CALLING IT SCIENCE DOESN'T MAKE IT SO

A regular correspondent of mine at the Local Area Watch website, Steve Goulet, had a comment about this article in which I criticized the media's coverage of the recent announcement by the National Academy of Sciences that appeared to support the notion that global warming is threat to humanity.  He disagreed with my contemptuous dismissal of the herd's consensus on this issue by stating, "While I don't claim any expertise in this domain of science, I do put my trust in the global consensus that has grown out of peer reviewed scientific due process."  He thought I would do well to do the same.  I demurred ...

Steve,

It is a matter of thinking for yourself. No one disagrees that the Earth has been in a warming trend since the last ice age. No one disagrees that this trend has occurred in the form of warming and cooling cycles, lasting about six or seven centuries. No one disagrees that the last warming peak was in the Middle Ages (the Medieval Climate Optimum) and that the last cold spell (the Little Ice Age) bottomed out around 1700. No one disagrees that there has been a less than one degree Celsius increase in average temperature over the past one hundred years, and most of that increase occurred before 1940.

So, the fact that we are presently in the upswing of an established climate cycle is unremarkable.

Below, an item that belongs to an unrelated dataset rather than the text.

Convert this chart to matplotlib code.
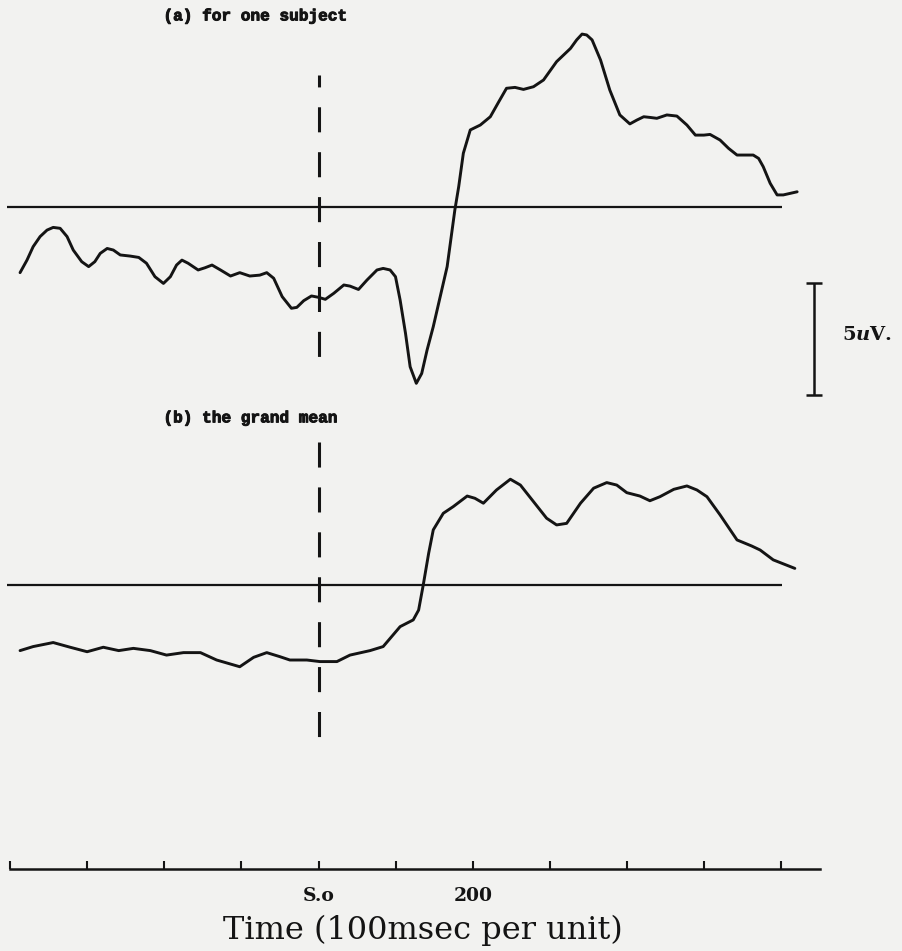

We may even be near the peak if the cycle holds. Furthermore, the increase in temperature that has actually been measured is mild to say the least -- less than one degree Celsius over the past century.

Moreover, people overlook that the average RANGE of temperatures over the same period is huge in comparison. Heck, the difference between night and day alone is usually ten degrees or more. In other words, the normal variation in temperature from year to year has not produced disaster. So even if the scaremongering models of global warming are correct (and they're not, because they cannot even replicate what has historically happened within a factor of ten), we have no reason to believe that the results will be adverse to us.

And you don't have to take my word for it. Read all of the peer-reviewed works of scientists receiving grants or salaries from governments and organizations who have, a priori, determined global warming is a threat. Note how their conclusions are hedged. There is a reason why so few make firm statements about this phenomenon as a threat. They really don't know.

And this brings me to my final point. Scientists may practice science, but they are also human beings. There is no valid reason why I should not apply my knowledge of human nature to what they do to evaluate the reliability of their work. Calling it science doesn't make it so. It is the responsibility of the layman to consider such things critically and not just take the word of the authorities.